Reproduce, exactly and in full, the lines from the one with "Emit a Python" through the one with "from matplotlib.patches import Rectangle" in the data below; drop pictures.

— start —

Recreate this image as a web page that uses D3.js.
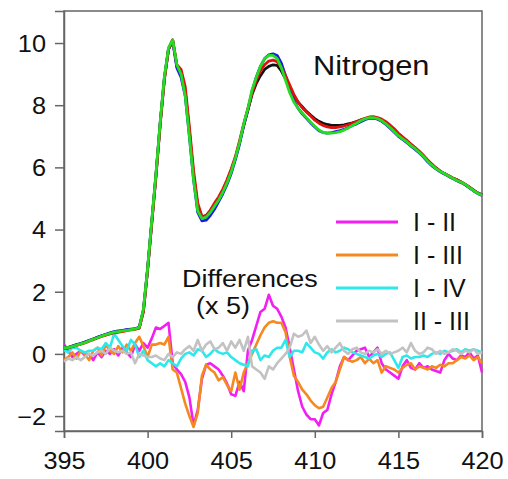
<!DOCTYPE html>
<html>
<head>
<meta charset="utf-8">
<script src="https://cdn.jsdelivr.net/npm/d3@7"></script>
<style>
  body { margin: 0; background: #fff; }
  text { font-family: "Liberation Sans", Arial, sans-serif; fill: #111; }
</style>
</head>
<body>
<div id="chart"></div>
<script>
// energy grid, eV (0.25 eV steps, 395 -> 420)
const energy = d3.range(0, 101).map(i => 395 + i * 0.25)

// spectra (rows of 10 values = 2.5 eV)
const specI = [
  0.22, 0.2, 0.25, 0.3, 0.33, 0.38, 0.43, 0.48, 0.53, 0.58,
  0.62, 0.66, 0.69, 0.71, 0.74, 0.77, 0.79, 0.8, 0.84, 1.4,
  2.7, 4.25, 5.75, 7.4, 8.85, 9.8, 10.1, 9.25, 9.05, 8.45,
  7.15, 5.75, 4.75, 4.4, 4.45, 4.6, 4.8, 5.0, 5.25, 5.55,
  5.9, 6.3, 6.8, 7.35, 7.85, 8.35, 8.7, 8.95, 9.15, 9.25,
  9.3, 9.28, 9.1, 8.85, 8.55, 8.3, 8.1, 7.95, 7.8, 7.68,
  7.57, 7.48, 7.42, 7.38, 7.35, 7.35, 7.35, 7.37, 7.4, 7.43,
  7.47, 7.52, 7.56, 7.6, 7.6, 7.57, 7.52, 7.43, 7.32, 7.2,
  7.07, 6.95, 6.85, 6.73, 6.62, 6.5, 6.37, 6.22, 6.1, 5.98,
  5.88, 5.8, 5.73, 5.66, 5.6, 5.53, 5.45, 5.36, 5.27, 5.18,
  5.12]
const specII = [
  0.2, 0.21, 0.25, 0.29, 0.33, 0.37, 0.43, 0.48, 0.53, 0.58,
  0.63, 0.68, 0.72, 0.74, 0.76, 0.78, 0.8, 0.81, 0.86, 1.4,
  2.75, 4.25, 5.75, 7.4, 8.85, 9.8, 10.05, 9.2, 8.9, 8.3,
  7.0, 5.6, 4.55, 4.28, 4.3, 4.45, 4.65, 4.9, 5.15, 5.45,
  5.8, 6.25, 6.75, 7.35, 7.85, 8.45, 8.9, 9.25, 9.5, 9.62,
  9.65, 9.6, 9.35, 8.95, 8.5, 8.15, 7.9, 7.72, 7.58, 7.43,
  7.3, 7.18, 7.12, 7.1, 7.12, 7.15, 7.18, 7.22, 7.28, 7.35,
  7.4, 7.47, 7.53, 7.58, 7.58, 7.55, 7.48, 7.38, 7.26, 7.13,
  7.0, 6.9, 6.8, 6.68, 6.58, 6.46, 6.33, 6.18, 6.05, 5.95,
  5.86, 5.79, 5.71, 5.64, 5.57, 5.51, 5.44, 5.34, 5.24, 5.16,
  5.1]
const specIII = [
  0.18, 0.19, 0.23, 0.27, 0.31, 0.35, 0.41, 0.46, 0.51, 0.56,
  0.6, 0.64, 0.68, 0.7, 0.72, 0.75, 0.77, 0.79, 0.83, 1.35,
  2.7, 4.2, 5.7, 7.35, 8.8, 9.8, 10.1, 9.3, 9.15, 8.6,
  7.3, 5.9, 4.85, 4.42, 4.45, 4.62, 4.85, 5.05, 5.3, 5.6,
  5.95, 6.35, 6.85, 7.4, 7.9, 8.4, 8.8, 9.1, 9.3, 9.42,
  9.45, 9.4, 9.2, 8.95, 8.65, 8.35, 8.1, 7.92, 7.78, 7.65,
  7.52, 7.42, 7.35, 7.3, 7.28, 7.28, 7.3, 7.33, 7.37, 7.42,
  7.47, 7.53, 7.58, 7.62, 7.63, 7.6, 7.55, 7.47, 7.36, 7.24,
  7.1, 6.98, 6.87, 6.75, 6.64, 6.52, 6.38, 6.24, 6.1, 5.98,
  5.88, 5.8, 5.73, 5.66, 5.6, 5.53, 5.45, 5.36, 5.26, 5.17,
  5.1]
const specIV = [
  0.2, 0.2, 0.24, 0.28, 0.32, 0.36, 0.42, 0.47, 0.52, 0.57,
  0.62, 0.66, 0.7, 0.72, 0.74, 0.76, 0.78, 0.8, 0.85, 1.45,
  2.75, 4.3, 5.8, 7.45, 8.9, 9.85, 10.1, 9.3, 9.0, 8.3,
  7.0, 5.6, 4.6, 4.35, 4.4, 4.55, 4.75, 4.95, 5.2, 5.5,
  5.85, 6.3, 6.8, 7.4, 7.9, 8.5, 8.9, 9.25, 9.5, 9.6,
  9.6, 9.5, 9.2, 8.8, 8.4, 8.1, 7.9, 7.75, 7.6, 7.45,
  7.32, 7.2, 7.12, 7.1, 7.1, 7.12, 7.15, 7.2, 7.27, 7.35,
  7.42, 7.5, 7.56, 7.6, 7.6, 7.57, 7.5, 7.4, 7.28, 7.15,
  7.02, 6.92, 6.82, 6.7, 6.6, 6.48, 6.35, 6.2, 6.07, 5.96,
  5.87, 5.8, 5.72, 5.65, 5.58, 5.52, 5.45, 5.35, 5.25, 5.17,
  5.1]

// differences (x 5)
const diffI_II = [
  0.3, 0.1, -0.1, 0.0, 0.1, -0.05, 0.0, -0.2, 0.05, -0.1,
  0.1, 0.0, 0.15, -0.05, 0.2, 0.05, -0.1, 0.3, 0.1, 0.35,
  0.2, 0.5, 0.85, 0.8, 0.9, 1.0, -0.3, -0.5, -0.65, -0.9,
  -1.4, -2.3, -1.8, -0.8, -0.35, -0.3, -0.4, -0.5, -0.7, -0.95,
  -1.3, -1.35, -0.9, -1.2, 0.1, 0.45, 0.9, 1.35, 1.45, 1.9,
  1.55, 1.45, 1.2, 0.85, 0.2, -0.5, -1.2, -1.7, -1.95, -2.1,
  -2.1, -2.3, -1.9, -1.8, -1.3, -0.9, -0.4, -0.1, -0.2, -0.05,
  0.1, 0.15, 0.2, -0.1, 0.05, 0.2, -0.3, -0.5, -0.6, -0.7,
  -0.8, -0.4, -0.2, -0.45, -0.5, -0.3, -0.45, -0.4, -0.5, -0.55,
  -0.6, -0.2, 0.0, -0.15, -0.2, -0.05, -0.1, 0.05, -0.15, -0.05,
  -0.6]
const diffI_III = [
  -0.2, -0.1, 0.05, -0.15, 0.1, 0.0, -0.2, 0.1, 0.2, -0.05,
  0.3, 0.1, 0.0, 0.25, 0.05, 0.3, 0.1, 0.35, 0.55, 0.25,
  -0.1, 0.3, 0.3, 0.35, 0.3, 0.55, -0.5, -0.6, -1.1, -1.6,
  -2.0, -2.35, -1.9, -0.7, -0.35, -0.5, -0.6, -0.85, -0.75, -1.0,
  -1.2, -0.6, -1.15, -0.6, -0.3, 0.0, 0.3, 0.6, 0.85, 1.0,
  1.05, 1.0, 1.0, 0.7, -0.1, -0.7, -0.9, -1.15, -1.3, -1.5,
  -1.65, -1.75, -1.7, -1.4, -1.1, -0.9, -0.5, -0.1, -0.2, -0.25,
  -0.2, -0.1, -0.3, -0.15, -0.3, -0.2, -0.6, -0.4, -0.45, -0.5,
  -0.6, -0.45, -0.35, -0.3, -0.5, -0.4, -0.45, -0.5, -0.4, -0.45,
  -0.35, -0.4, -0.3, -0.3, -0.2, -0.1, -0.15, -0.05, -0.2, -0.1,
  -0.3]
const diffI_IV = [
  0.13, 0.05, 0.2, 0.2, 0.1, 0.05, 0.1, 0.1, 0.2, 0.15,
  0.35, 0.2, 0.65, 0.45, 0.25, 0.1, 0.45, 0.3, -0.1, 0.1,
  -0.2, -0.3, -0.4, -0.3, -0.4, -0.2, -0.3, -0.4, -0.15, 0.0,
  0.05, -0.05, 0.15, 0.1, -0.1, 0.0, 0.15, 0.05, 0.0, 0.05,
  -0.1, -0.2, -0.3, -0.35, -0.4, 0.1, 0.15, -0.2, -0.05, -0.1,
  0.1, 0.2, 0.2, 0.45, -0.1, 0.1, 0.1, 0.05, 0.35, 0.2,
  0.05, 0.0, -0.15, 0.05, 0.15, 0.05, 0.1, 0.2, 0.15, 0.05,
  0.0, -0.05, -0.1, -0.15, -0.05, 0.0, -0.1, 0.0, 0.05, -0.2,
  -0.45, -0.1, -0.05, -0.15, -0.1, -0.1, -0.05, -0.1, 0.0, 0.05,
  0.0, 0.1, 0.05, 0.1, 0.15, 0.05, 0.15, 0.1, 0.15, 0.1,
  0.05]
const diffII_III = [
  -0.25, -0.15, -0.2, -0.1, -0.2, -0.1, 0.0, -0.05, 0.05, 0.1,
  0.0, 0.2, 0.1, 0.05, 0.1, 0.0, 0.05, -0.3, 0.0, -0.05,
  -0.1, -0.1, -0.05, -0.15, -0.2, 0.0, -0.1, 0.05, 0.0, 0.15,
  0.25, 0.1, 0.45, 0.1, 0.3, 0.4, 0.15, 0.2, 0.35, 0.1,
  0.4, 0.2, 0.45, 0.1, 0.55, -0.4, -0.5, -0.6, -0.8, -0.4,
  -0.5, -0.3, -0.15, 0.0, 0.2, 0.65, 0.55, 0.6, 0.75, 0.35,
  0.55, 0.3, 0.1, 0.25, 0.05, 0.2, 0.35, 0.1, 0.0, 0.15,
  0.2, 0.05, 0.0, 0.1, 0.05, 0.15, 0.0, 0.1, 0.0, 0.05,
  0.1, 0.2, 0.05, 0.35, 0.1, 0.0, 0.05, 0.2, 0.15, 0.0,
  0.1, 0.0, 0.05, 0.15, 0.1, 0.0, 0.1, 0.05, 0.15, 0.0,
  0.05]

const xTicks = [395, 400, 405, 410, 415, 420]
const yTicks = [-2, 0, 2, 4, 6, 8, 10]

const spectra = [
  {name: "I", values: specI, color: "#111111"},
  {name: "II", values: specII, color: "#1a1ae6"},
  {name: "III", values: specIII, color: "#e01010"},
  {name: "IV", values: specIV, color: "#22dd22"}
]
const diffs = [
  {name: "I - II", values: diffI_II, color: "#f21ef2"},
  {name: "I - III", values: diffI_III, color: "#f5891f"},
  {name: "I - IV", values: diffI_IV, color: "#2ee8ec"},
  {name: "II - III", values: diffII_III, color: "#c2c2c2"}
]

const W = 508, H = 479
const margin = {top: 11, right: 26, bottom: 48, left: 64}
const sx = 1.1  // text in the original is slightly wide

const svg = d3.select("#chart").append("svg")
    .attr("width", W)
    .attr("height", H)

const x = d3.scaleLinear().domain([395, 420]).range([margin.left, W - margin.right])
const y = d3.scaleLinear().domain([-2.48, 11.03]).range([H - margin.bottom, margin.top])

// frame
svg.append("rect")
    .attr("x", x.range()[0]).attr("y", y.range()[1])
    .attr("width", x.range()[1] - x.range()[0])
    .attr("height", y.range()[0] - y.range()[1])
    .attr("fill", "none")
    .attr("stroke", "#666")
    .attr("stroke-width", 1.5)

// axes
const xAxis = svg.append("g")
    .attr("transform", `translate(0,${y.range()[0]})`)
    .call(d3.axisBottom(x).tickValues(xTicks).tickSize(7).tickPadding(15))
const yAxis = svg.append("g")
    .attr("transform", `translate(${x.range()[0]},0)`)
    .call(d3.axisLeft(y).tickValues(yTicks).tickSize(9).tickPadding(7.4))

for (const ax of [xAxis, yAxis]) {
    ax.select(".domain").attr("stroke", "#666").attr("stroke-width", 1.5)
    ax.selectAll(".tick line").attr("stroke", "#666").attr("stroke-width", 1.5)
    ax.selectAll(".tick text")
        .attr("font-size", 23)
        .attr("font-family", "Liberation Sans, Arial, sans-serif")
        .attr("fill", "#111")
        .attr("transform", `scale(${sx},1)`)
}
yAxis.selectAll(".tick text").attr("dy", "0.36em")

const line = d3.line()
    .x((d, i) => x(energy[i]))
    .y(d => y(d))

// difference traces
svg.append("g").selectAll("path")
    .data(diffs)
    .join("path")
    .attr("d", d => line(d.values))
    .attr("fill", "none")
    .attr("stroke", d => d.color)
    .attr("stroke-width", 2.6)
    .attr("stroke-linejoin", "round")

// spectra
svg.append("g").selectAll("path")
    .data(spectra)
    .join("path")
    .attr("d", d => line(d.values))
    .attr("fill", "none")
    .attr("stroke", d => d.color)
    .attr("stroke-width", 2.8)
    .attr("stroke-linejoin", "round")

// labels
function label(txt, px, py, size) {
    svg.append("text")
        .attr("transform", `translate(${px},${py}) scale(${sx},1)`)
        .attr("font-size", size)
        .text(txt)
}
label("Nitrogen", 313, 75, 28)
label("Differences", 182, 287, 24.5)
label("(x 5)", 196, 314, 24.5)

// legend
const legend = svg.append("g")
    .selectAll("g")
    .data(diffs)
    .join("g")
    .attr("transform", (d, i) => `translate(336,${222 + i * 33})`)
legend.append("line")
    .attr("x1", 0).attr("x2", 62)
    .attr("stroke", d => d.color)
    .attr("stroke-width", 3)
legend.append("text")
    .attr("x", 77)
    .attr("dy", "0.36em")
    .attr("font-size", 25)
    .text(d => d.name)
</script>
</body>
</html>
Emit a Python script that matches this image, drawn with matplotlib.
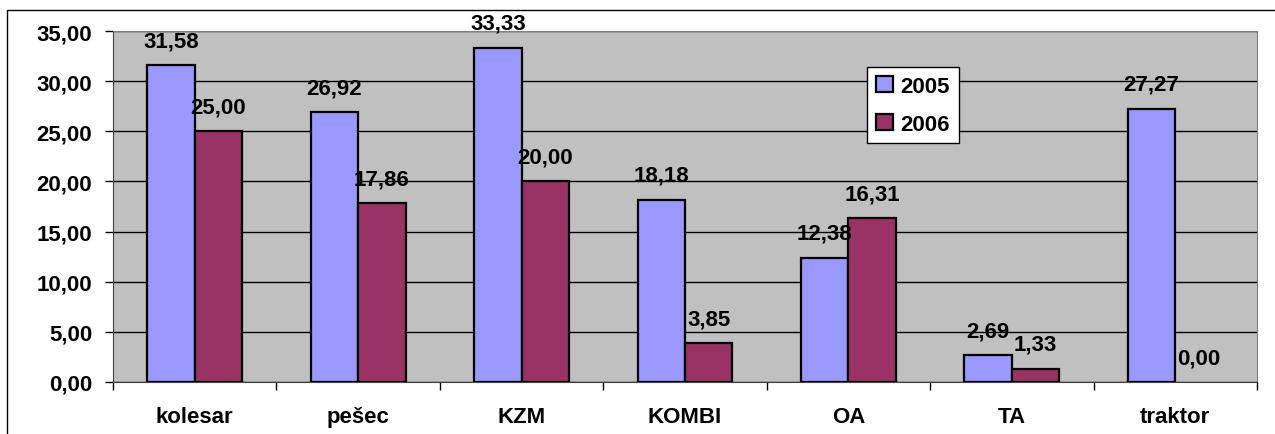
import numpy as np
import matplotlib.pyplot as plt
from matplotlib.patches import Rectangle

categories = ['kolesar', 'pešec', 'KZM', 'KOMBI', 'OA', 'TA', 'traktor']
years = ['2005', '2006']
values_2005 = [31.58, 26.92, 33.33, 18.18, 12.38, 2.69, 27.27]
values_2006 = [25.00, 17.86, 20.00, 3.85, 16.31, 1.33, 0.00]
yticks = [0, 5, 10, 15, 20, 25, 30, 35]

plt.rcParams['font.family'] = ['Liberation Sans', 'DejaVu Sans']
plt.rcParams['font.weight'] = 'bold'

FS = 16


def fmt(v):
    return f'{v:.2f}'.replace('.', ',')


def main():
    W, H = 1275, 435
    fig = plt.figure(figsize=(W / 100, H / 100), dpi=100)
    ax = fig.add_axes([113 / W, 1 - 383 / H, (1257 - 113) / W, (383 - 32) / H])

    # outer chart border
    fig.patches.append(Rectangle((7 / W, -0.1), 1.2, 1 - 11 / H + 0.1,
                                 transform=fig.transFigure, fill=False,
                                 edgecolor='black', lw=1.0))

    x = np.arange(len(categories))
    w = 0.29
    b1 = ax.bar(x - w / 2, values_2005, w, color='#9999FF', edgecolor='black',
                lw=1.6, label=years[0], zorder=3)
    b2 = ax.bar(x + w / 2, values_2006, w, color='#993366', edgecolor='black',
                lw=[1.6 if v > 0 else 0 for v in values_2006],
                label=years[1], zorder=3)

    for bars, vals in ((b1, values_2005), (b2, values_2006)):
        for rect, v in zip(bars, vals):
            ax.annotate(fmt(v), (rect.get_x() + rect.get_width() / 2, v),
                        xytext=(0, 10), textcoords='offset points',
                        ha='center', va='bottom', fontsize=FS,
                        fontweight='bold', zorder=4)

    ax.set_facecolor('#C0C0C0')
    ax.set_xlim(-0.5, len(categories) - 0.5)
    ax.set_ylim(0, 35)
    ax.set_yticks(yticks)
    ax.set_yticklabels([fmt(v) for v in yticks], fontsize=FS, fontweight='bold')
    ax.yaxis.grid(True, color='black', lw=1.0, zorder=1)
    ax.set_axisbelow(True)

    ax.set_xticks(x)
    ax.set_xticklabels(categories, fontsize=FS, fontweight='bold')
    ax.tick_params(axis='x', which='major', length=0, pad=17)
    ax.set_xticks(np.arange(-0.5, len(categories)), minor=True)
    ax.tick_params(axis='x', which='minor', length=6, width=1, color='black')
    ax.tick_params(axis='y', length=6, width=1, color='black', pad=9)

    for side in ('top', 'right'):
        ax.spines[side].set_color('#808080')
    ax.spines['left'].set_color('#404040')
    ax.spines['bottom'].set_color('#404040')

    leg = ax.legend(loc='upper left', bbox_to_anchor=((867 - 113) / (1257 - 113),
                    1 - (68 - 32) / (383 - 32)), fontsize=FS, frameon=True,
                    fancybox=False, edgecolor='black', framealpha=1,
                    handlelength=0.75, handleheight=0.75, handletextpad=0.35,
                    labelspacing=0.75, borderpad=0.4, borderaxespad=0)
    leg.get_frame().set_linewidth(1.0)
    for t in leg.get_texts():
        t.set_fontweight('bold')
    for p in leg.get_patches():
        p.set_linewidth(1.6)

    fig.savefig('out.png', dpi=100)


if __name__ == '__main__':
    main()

— end —

*Written reply*.
Emit a Python script that matches this image, drawn with matplotlib.
import numpy as np
import matplotlib.pyplot as plt
from matplotlib.patches import Rectangle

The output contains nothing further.